The problem |
Start with the line that contains "Output the Python" and end with the line that contains "import seaborn as sns"; retype those lines and the ones between them exactly, without any pictures.

Information provided |
■ ■ ■
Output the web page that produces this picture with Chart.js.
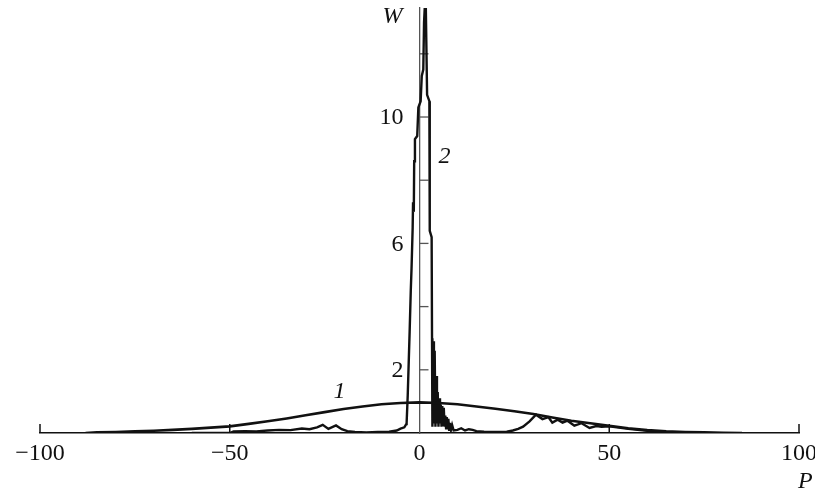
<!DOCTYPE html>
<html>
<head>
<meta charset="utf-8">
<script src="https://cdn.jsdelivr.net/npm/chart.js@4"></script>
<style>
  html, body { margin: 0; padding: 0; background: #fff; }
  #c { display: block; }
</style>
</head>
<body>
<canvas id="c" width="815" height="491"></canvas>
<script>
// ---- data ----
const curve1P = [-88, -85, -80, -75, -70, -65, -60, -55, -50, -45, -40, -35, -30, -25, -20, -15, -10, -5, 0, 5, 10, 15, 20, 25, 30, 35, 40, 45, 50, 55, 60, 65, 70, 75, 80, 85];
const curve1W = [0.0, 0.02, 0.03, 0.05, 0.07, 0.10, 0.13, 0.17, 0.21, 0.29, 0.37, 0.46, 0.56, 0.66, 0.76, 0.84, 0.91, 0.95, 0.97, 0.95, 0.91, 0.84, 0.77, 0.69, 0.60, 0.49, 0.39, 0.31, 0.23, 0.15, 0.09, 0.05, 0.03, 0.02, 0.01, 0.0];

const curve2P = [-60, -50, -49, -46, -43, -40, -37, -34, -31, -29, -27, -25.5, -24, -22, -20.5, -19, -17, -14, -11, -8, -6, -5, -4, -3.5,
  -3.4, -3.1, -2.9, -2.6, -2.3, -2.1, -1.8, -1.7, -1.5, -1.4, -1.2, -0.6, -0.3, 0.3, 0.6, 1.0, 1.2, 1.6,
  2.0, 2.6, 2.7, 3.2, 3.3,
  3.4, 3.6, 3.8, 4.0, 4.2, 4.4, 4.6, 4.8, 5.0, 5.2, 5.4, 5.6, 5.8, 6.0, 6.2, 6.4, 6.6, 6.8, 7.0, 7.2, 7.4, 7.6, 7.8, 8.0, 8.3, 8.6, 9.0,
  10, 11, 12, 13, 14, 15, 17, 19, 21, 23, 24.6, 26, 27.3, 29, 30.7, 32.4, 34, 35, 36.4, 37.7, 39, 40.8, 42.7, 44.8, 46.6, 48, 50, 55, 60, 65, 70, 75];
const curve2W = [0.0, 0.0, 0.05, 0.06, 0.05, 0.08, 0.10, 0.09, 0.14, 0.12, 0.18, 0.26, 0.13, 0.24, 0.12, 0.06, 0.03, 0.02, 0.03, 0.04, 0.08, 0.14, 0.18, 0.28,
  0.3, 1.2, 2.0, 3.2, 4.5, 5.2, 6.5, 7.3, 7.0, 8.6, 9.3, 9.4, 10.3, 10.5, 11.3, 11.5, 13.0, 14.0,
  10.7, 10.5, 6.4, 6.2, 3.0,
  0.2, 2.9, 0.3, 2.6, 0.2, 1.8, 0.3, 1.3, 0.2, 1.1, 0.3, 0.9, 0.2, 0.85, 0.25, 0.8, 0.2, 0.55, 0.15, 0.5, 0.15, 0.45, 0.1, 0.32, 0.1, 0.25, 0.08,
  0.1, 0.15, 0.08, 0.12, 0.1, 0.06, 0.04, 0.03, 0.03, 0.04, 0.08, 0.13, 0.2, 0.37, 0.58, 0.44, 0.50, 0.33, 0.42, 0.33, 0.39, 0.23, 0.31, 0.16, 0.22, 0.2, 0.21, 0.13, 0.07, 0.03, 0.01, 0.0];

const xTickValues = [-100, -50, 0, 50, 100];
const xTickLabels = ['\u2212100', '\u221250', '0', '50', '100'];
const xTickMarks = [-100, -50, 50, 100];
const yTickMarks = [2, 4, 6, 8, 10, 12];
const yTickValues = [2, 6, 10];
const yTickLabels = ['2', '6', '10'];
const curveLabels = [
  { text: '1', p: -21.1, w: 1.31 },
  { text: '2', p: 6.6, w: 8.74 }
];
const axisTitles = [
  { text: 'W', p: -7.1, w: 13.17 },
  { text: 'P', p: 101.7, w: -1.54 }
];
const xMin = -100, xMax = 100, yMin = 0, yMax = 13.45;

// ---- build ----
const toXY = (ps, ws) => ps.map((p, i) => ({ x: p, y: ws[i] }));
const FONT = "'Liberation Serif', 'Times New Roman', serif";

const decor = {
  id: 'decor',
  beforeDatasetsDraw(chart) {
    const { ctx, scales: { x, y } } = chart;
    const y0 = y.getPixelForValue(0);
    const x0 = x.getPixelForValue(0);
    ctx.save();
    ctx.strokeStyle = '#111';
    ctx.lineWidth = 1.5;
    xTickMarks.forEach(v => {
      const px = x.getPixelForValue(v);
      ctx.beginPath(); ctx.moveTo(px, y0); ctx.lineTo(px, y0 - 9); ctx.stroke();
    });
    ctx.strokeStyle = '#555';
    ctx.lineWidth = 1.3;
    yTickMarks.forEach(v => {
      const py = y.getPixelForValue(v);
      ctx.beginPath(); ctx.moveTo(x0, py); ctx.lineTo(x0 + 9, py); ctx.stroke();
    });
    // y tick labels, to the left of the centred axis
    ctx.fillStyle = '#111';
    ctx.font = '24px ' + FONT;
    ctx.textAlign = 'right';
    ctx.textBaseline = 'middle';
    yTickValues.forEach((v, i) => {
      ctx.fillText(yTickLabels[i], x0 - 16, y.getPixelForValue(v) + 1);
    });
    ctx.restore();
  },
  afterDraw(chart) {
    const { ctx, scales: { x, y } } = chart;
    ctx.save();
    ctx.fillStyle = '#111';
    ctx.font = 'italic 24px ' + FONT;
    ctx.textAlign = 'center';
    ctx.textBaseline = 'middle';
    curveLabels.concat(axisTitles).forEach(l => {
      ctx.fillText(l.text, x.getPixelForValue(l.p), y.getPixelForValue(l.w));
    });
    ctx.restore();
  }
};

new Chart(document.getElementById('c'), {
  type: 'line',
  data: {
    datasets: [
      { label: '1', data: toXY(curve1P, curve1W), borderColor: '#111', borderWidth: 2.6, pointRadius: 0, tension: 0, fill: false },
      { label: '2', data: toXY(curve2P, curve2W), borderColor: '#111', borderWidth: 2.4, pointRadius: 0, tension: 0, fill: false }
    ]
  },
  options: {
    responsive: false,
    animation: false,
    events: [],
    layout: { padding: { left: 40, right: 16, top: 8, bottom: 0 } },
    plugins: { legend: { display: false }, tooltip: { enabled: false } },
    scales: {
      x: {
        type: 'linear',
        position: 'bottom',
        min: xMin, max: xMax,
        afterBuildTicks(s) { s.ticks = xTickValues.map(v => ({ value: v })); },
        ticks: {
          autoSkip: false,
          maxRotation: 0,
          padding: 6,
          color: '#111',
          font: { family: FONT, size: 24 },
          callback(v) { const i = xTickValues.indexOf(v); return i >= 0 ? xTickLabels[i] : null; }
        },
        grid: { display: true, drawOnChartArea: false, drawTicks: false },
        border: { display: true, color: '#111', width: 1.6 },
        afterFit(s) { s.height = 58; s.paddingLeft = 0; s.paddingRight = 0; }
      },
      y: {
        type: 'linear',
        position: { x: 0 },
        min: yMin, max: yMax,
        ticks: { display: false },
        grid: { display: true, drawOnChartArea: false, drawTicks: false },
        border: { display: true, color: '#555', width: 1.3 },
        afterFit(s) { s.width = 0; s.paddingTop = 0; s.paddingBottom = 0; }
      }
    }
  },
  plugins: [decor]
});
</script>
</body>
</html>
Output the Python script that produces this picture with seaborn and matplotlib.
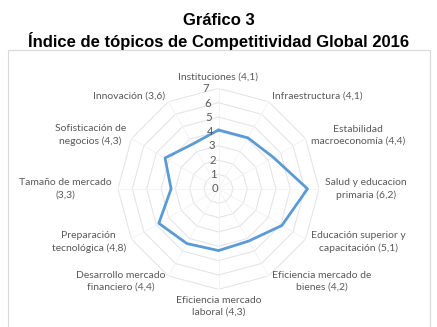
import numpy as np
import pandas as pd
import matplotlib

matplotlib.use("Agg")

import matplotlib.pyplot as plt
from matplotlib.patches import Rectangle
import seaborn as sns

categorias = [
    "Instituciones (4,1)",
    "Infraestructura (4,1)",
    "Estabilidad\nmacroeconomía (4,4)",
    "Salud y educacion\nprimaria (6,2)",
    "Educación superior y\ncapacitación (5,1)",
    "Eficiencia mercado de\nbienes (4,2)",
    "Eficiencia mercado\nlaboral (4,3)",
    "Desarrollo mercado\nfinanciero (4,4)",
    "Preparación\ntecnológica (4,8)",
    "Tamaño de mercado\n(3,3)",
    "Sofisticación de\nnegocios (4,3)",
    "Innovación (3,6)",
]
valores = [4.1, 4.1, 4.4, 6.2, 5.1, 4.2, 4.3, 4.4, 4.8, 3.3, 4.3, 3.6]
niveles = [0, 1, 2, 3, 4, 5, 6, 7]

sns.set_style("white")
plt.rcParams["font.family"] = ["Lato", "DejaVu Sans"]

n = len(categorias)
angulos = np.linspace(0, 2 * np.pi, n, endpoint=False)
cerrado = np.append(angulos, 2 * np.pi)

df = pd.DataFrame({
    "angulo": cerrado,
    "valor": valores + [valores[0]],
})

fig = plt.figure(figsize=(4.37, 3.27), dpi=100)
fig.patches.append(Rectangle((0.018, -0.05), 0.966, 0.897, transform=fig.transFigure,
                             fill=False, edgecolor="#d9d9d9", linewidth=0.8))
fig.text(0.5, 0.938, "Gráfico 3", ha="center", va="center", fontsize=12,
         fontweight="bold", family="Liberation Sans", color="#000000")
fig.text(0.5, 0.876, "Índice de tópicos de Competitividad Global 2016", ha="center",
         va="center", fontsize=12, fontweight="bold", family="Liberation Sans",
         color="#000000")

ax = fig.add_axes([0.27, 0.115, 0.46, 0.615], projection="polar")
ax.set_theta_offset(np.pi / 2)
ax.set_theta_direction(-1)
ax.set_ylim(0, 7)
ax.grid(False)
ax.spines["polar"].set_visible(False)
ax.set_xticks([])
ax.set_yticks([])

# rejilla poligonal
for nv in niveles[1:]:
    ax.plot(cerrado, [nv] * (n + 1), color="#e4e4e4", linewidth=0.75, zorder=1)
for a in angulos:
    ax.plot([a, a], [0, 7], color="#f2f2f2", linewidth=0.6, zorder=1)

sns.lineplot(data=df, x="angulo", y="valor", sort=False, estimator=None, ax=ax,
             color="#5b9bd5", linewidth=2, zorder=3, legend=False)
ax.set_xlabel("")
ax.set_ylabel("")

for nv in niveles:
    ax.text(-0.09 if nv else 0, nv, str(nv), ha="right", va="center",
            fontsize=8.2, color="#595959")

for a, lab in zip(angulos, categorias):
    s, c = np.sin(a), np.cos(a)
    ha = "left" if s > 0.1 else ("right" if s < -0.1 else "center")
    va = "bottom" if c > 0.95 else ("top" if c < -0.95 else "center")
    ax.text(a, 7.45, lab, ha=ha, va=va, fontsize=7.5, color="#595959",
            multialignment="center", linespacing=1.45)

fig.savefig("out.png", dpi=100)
■ ■ ■
The output |
Output the Python script that produces this picture with seaborn and matplotlib.
import numpy as np
import pandas as pd
import matplotlib

matplotlib.use("Agg")

import matplotlib.pyplot as plt
from matplotlib.patches import Rectangle
import seaborn as sns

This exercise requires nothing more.